Return only those lines from the line containing "Recreate this image" to the line containing "from matplotlib.patches import", both included, and please omit the pictures.

--- Begin Data provided ---

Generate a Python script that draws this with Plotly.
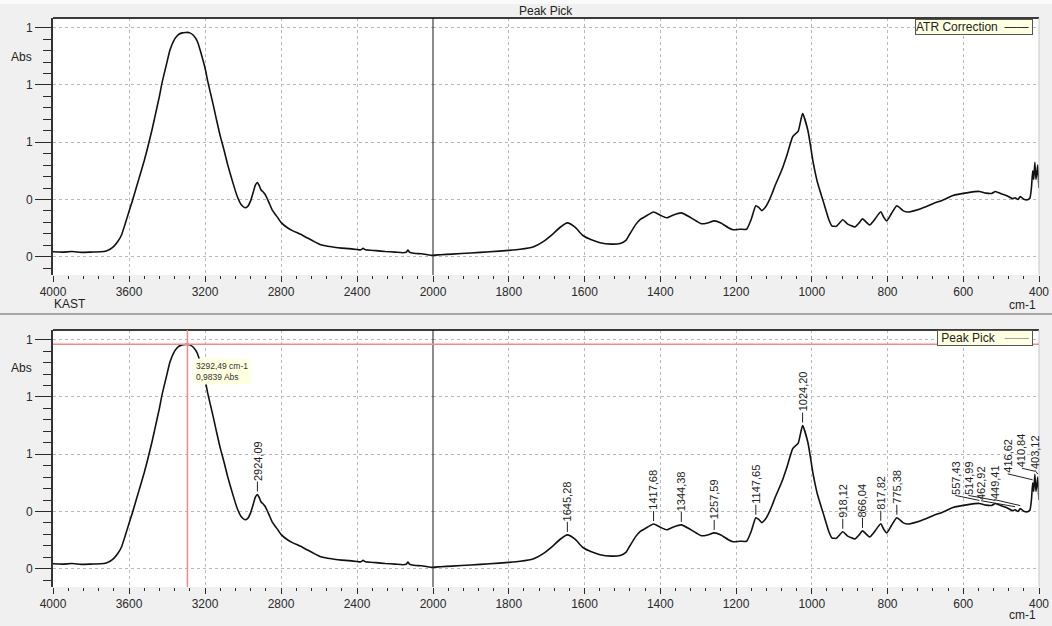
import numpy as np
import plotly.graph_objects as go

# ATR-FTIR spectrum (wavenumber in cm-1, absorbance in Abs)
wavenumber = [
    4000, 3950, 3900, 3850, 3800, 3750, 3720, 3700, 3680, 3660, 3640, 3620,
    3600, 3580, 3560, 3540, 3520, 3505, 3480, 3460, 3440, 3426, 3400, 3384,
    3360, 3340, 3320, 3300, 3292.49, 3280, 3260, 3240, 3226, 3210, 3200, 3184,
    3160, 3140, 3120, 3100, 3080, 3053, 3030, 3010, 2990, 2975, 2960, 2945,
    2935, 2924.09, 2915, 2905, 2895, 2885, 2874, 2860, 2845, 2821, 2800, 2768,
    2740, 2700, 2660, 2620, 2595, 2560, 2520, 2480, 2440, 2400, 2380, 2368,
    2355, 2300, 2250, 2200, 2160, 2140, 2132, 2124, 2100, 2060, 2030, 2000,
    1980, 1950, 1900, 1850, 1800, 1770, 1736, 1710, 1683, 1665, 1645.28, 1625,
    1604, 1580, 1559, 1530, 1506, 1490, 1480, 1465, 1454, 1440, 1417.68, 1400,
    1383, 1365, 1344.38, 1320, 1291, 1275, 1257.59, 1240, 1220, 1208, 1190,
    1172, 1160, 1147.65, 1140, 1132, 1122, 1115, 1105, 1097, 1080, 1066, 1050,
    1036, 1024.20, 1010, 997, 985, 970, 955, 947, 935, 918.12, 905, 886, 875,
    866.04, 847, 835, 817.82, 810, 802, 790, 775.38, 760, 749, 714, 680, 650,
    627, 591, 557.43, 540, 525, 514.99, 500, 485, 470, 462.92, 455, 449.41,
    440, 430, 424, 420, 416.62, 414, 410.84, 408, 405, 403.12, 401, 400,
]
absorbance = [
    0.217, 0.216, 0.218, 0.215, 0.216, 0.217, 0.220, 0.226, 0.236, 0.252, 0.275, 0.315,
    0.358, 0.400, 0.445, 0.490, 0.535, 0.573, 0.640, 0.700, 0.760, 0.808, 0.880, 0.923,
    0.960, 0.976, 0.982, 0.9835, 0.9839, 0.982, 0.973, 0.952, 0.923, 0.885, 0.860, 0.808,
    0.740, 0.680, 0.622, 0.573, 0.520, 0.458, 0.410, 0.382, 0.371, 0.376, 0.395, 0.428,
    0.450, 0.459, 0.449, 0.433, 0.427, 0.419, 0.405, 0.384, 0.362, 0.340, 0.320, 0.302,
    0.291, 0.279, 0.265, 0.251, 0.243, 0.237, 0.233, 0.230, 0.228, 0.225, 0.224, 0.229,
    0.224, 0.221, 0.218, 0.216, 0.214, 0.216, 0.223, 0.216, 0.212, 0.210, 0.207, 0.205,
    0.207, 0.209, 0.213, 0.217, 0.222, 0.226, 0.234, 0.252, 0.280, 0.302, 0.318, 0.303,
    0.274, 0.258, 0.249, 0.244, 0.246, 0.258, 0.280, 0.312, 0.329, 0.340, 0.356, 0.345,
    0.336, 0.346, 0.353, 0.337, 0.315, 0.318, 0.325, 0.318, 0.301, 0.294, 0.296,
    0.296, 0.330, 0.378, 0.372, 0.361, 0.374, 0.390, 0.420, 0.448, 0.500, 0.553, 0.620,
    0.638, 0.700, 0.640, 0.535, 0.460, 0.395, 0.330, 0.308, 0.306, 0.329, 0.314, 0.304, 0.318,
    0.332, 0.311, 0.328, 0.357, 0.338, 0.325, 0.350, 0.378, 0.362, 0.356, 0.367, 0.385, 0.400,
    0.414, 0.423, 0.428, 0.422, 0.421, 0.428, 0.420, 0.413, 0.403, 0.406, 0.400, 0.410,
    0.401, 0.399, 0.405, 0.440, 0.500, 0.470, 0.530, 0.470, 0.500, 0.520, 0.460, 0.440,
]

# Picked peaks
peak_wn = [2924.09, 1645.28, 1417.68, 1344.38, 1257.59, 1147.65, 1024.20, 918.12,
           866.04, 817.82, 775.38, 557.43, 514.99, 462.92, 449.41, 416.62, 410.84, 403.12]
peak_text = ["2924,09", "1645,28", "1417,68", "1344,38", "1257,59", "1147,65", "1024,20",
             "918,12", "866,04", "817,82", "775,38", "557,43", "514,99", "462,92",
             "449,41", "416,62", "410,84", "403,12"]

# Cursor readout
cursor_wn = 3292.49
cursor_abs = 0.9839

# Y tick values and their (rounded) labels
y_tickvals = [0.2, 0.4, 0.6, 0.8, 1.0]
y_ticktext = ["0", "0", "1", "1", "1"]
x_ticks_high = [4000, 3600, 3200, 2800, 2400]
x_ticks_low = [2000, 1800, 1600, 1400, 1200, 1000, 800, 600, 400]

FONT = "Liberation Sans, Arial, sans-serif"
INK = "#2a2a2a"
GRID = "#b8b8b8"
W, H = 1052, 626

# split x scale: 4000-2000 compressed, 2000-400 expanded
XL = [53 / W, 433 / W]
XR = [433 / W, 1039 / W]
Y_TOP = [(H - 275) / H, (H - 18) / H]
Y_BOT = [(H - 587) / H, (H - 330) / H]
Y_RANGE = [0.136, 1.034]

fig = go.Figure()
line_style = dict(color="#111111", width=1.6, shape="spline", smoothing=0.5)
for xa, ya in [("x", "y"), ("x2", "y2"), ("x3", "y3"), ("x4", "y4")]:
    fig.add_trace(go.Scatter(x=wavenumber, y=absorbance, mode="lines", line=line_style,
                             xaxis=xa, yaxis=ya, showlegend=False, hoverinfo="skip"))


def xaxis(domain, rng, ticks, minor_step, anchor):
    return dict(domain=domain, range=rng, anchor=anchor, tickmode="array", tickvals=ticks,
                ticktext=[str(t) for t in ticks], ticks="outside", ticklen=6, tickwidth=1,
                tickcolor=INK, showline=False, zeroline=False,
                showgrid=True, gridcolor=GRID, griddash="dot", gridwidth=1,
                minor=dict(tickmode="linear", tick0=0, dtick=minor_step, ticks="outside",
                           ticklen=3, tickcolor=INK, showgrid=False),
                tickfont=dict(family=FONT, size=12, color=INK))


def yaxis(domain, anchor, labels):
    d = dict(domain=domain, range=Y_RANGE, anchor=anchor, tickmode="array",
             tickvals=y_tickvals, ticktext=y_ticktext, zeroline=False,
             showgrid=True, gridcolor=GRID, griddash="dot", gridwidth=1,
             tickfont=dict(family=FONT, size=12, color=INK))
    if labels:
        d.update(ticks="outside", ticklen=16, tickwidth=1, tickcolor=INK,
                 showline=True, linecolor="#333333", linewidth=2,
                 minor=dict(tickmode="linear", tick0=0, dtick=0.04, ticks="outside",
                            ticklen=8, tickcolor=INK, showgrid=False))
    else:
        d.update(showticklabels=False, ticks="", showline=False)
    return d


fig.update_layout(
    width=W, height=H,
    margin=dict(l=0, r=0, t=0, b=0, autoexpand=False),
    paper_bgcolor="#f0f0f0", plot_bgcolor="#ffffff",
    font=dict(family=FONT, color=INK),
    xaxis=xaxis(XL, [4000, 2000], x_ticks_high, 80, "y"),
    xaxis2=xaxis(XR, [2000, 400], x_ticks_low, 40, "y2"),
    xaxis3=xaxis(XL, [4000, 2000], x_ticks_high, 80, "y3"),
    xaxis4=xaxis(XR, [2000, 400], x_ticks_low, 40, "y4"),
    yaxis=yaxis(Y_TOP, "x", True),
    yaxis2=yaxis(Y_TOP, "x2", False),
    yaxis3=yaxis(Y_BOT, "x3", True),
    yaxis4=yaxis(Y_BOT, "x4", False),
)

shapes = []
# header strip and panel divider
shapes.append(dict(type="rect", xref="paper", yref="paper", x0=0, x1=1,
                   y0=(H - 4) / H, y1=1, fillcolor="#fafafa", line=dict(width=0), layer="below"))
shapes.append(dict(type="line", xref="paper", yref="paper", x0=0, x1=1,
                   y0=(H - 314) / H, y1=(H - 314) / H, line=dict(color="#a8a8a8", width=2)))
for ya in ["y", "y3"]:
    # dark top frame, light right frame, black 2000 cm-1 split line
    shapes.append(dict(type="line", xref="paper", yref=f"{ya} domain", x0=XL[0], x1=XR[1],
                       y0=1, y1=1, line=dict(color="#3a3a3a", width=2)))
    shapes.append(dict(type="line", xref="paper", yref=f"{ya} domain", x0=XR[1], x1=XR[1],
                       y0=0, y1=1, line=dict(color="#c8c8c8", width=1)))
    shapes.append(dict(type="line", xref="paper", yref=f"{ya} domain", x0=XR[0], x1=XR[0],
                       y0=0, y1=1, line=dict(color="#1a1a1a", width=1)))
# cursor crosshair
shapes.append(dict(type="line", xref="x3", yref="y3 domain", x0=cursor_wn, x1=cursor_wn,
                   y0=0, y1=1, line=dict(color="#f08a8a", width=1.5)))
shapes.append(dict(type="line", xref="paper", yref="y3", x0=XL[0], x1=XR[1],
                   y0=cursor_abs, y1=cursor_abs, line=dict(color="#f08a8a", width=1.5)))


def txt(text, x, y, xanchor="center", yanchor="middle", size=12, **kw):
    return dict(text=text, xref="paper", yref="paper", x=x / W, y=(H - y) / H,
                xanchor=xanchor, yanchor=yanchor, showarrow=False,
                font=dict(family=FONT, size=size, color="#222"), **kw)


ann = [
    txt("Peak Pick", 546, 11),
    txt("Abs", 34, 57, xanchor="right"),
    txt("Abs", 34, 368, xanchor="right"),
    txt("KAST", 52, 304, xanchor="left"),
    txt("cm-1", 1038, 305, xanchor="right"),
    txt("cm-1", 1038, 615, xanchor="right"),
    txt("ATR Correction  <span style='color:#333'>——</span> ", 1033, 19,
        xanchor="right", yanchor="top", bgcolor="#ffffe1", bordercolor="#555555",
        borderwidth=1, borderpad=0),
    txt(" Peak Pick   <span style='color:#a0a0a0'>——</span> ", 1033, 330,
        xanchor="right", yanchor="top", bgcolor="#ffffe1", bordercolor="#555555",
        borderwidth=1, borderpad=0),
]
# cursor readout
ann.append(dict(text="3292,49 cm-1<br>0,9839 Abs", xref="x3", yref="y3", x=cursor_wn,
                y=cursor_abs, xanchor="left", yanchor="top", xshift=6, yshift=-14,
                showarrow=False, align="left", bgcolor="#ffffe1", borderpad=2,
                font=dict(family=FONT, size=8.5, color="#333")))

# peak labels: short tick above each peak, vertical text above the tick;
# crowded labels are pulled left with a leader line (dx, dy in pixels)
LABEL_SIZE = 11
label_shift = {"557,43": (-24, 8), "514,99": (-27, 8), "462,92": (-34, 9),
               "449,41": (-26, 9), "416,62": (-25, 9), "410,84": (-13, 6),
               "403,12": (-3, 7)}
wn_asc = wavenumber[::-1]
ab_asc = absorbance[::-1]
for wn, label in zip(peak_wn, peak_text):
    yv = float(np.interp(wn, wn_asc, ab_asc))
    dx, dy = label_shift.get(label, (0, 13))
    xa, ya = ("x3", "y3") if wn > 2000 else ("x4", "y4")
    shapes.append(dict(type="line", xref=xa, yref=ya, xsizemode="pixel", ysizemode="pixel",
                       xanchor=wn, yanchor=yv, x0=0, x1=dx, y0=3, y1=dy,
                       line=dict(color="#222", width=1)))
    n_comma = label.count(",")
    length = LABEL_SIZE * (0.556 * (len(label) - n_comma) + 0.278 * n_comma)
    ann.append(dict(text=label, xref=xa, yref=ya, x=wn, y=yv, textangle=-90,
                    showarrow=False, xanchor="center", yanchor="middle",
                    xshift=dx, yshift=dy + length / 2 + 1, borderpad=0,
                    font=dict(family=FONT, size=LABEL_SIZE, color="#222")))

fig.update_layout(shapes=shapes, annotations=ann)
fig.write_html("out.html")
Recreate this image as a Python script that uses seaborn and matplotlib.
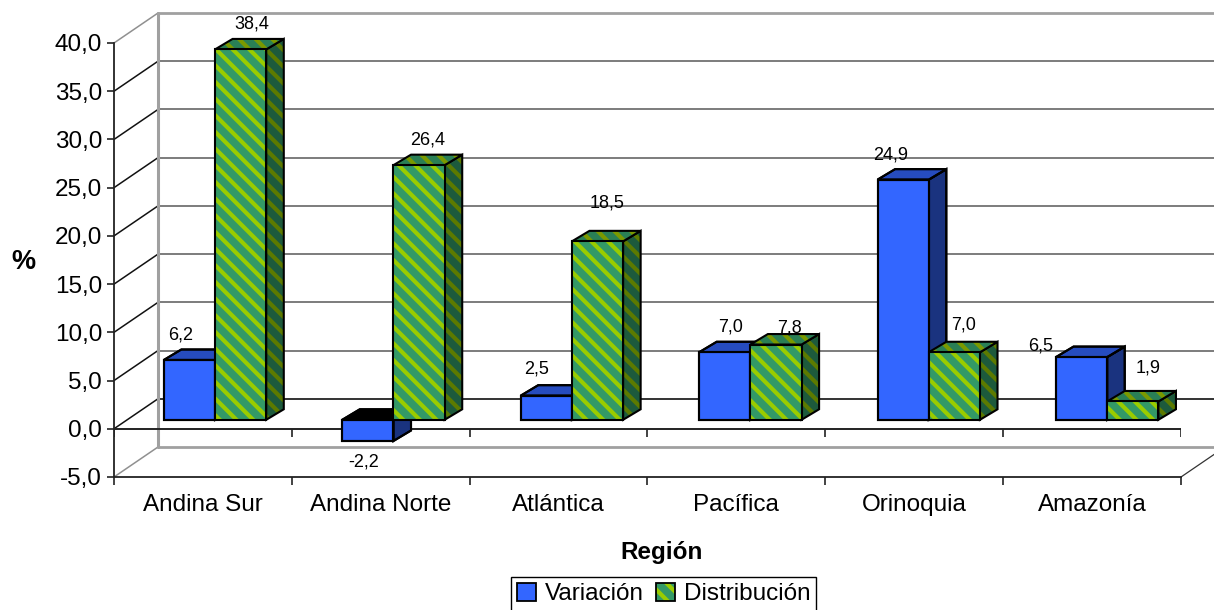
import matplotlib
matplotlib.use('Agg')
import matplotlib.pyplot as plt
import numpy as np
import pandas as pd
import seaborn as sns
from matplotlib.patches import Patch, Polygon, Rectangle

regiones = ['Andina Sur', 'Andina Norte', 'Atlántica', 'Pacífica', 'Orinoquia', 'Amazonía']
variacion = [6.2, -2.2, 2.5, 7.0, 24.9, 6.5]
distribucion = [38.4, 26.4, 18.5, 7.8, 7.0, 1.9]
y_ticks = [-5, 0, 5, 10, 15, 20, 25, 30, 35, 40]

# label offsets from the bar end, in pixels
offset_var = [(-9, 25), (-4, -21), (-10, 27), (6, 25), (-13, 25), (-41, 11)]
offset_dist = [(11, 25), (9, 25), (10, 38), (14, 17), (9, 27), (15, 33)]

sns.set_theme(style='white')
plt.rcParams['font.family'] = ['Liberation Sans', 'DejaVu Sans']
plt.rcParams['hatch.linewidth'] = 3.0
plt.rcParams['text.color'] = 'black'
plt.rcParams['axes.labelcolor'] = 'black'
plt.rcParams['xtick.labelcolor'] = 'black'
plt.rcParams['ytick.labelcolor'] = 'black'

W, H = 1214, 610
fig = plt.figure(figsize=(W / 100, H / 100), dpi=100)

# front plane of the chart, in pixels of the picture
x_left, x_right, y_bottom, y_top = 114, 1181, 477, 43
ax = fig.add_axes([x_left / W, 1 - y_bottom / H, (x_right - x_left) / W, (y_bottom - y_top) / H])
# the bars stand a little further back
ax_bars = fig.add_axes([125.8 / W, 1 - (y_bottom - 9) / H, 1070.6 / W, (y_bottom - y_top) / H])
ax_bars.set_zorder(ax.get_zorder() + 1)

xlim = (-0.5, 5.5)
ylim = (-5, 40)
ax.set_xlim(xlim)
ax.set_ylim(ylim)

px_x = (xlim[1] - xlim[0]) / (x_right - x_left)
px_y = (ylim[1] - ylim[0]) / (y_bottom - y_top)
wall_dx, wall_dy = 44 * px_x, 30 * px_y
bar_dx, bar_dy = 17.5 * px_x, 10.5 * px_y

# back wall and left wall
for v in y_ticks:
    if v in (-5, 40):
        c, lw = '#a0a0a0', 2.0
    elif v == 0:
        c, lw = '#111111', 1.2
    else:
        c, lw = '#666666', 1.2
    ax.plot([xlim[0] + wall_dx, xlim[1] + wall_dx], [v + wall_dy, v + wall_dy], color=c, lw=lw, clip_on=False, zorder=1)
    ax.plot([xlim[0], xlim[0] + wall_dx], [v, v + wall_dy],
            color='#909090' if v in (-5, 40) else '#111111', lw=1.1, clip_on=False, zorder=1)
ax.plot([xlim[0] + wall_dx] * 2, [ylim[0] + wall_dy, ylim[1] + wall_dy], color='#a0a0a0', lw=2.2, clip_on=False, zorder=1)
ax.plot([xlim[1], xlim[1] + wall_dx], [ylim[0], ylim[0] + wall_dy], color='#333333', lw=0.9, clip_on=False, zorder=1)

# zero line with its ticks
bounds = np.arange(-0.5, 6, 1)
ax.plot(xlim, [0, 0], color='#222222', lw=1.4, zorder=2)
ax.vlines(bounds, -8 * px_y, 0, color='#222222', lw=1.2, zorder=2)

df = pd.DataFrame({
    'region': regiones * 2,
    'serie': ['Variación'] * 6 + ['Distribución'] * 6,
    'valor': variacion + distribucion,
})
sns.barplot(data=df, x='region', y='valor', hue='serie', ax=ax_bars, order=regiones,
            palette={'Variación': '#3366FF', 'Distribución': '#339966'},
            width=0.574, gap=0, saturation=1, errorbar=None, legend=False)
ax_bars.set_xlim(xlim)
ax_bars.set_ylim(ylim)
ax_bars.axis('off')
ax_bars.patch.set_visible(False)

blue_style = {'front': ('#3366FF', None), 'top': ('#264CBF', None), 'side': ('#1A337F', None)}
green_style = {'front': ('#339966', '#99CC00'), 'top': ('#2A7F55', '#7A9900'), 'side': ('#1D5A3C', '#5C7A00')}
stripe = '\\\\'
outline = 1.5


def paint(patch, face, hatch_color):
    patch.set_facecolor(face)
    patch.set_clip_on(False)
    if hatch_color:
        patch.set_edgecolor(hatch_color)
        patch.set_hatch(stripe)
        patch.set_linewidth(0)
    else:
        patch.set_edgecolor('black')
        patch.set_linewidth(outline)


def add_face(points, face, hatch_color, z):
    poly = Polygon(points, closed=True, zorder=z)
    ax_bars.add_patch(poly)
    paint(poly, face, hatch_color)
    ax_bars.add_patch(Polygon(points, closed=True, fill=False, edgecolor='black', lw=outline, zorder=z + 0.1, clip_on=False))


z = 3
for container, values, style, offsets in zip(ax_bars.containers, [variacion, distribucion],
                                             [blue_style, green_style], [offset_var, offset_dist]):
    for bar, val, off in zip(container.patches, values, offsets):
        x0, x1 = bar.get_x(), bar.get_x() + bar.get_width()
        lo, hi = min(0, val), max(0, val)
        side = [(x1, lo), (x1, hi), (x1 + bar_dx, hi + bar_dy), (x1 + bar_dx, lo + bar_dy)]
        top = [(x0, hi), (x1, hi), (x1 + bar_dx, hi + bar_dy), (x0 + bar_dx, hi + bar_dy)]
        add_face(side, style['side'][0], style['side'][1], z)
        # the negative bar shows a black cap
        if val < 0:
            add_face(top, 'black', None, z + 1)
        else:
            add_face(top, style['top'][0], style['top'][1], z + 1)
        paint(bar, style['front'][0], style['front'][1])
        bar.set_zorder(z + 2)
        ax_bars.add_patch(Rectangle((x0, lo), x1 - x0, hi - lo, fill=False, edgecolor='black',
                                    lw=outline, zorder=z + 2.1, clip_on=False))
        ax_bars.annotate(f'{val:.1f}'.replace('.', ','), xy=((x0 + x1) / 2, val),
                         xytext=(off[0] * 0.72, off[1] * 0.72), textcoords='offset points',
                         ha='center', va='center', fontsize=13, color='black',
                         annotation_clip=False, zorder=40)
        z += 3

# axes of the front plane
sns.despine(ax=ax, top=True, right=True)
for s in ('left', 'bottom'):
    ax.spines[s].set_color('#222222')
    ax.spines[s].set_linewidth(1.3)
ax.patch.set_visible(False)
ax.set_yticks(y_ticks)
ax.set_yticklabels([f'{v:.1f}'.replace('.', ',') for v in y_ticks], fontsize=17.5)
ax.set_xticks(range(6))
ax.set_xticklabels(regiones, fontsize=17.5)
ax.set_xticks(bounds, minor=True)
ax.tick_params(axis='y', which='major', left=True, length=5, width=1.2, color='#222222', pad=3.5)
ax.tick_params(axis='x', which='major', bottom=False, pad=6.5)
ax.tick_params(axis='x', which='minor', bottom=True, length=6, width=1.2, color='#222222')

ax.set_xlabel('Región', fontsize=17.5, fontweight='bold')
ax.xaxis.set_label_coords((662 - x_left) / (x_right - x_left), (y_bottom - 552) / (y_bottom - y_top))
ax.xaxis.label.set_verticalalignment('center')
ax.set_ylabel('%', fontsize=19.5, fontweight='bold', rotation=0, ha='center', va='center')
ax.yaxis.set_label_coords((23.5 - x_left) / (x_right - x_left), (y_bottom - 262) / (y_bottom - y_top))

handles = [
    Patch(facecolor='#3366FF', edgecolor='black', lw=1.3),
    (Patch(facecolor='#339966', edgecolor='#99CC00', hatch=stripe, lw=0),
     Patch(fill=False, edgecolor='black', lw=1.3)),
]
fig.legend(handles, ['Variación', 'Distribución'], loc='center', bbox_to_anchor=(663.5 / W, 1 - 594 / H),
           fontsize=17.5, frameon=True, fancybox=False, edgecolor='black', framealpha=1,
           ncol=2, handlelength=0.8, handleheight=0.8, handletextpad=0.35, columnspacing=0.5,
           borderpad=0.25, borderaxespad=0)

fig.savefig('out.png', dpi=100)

--- End Data provided ---

* Answer to the problem:
Recreate this image as a Python script that uses seaborn and matplotlib.
import matplotlib
matplotlib.use('Agg')
import matplotlib.pyplot as plt
import numpy as np
import pandas as pd
import seaborn as sns
from matplotlib.patches import Patch, Polygon, Rectangle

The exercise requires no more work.